#### EXERCISE DIRECTIONS
Leave out the pictures, and retype only the lines from the beginning of the material through the line that contains "from matplotlib.ticker import MultipleLocator", including both.

--------------------

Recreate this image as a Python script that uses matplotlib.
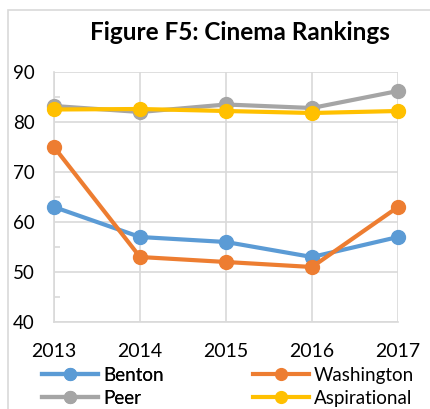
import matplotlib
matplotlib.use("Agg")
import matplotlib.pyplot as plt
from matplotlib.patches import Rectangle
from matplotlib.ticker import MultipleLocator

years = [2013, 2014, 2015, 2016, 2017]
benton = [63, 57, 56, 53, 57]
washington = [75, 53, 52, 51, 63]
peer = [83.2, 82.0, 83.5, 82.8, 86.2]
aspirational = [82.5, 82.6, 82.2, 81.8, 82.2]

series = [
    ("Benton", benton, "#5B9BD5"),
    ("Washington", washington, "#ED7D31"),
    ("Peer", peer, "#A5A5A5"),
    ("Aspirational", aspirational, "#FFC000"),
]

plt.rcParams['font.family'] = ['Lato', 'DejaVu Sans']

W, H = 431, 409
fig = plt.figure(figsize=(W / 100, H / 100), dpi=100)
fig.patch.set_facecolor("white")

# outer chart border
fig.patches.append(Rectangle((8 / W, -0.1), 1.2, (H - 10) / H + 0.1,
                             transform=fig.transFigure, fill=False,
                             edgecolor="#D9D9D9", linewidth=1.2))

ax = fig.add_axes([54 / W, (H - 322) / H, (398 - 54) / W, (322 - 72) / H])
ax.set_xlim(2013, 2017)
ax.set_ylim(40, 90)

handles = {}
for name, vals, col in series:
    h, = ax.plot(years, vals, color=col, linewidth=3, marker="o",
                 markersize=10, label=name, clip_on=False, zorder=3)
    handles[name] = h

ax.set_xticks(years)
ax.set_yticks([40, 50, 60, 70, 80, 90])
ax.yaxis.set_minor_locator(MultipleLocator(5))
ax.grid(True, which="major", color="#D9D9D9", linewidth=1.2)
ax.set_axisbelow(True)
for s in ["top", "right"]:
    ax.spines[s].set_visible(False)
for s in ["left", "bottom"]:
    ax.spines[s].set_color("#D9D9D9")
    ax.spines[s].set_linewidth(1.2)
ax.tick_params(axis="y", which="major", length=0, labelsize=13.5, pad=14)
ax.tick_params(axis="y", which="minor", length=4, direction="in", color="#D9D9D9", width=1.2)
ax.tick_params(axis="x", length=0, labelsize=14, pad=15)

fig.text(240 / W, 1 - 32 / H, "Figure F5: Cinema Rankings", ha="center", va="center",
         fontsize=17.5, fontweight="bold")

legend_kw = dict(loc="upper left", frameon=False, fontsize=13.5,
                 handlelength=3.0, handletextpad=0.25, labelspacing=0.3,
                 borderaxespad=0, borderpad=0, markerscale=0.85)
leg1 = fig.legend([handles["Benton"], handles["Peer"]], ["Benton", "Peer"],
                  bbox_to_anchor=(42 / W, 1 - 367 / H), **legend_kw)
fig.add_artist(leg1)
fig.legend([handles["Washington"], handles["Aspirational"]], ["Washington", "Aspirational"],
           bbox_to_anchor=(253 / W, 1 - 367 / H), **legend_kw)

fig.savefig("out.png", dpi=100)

--------------------

#### WRITTEN RESPONSE
Recreate this image as a Python script that uses matplotlib.
import matplotlib
matplotlib.use("Agg")
import matplotlib.pyplot as plt
from matplotlib.patches import Rectangle
from matplotlib.ticker import MultipleLocator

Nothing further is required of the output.